1. Introduction
Infrared small target detection is a key technology for recognizing and detecting tiny targets in infrared images. Compared with visible light, infrared sensors have strong penetrating power, can resist external interference, and can work continuously under both day and night conditions. This technology is widely used in the military field, including nighttime ship inspection [
1] and military early warning [
2]. In the civilian field, it can also be used in application scenarios such as disaster monitoring [
3], crop detection [
4] and fault detection [
5].
Currently, infrared small targets typically have very low contrast (less than 0.15), a low signal-to-noise ratio (less than 1.5), and occupy less than 0.15% of the image's total pixels [
6]. These characteristics make the detection of infrared small targets a challenging problem. Currently, two primary detection methods are employed: detection-based tracking, which uses single-frame images followed by tracking, and tracking-based detection, which employs continuous frame images followed by detection [
7]. However, due to rapid changes in both target and background within real environments, especially during rapid motion of the infrared sensor, the trajectory captured by tracking may deviate from the target's actual path. This deviation increases computational complexity and limits the practical application of this method [
8]. Therefore, studying single-frame detection methods is particularly important.
Depending on the principles of the detection methods, single-frame infrared target detection approaches are primarily divided into three categories [
9], filtering-based methods, local contrast-based methods, and data structure-based methods. Although filtering-based methods are widely applied [
10,
11,
12], they are constrained by smooth and slowly changing backgrounds, lack robustness to variations in target size, and struggle with targets exhibiting low signal-to-noise ratios. Local contrast-based methods [
13] depend on the significant difference between targets and the background but are prone to generating False Positive when there is substantial interference in the background. Data structure-based methods, such as low-rank matrix recovery [
14], dictionary learning [
15], and tensor modeling [
16], enhance detection performance but perform poorly in handling heterogeneous and dynamic backgrounds and are sensitive to noise.
Unlike traditional machine learning methods that require expert knowledge and experience to manually design feature extractors, deep learning algorithms learn feature extraction automatically from datasets through end-to-end training [
13]. Current deep learning algorithms for target detection can be categorized into two-stage and single-stage algorithms. Two-stage algorithms, such as region-based convolutional neural network [
17] and its faster [
18], generate candidate regions before performing target classification and localization. Single-stage algorithms, including single shot multibox detector [
19] and You Only Look Once (YOLO) [
20], predict the target class and the corresponding bounding box location directly from the image. Compared to two-stage algorithms, single-stage algorithms offer the advantages of simplicity, speed, and efficiency. However, one directly applies deep learning methods to infrared small target detection still faces several challenges.
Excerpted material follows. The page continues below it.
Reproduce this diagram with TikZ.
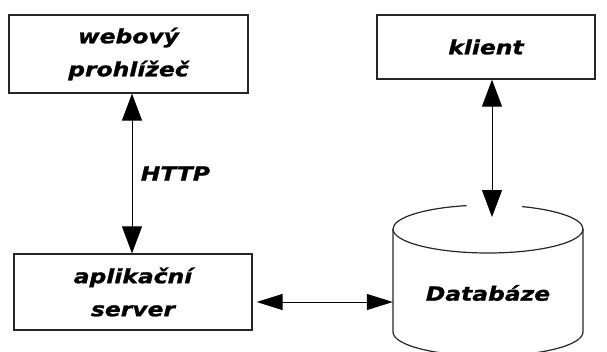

(i) The low resolution of infrared images and the small size of targets make it difficult to clearly distinguish and locate the targets within the images.
(ii) Repeated downsampling leads to the loss of small target information in deeper feature maps, significantly reducing the detection capability of the model.
(iii) There is a significant imbalance between targets and background in the images, causing the model to focus more on background features rather than target features.
To address the above problems, this paper is based on the 8th version of YOLO [
21] improvement. According to the characteristics of infrared small targets, we propose a new network model. The main works are as follows. First, the space-to-depth convolution (SPDConv) module replaces the maximum pooling and sampling layers [
22], which improves the feature representation capability by capturing the global feature information, thus enhancing the detection of small targets. Then, increases the pyramid level 2 (P2) feature map with minimum receptive field in the neck of the model to reduce the loss of position information during feature map downsampling; meanwhile, the x-small detection head [
23] is added to further enhance the detection accuracy of small targets. Thirdly, adaptive threshold focal loss function [
24] is proposed to replace the cross-entropy loss function in the original network model. By dynamically adjusting the loss weights, it enhances the model's focus on difficult-to-detect targets and significantly improves the overall detection performance. This proposed network model is named SPT-YOLO, where S refers to the SPDConv structure, P means for the P2 feature map added to the feature pyramid network, and T is the adaptive threshold focal loss function. Finally, self-collected infrared small target dataset, infrared small object detection (IR-SOD) covers diverse scenes and target classes, including cars and ships.
In summary, the contributions of this work can be outlined as follows.
(1) A non-strided convolution replaces the traditional max-pooling and strided convolution modules, enhancing the model's ability to capture complex details.
(2) The P2 feature map, which has the smallest receptive field, is integrated into the feature pyramid network, and an additional x-small detection head is introduced, effectively improving the detection performance for small targets.
(3) An adaptive threshold focal loss function replaces the cross-entropy loss function in the original model, dynamically adjusting weights to enhance focus on hard-to-detect targets, significantly improving overall performance. Furthermore, a self-collected infrared small object dataset, IR-SOD, is constructed, covering diverse scenes and target types, providing crucial support for model training and validation.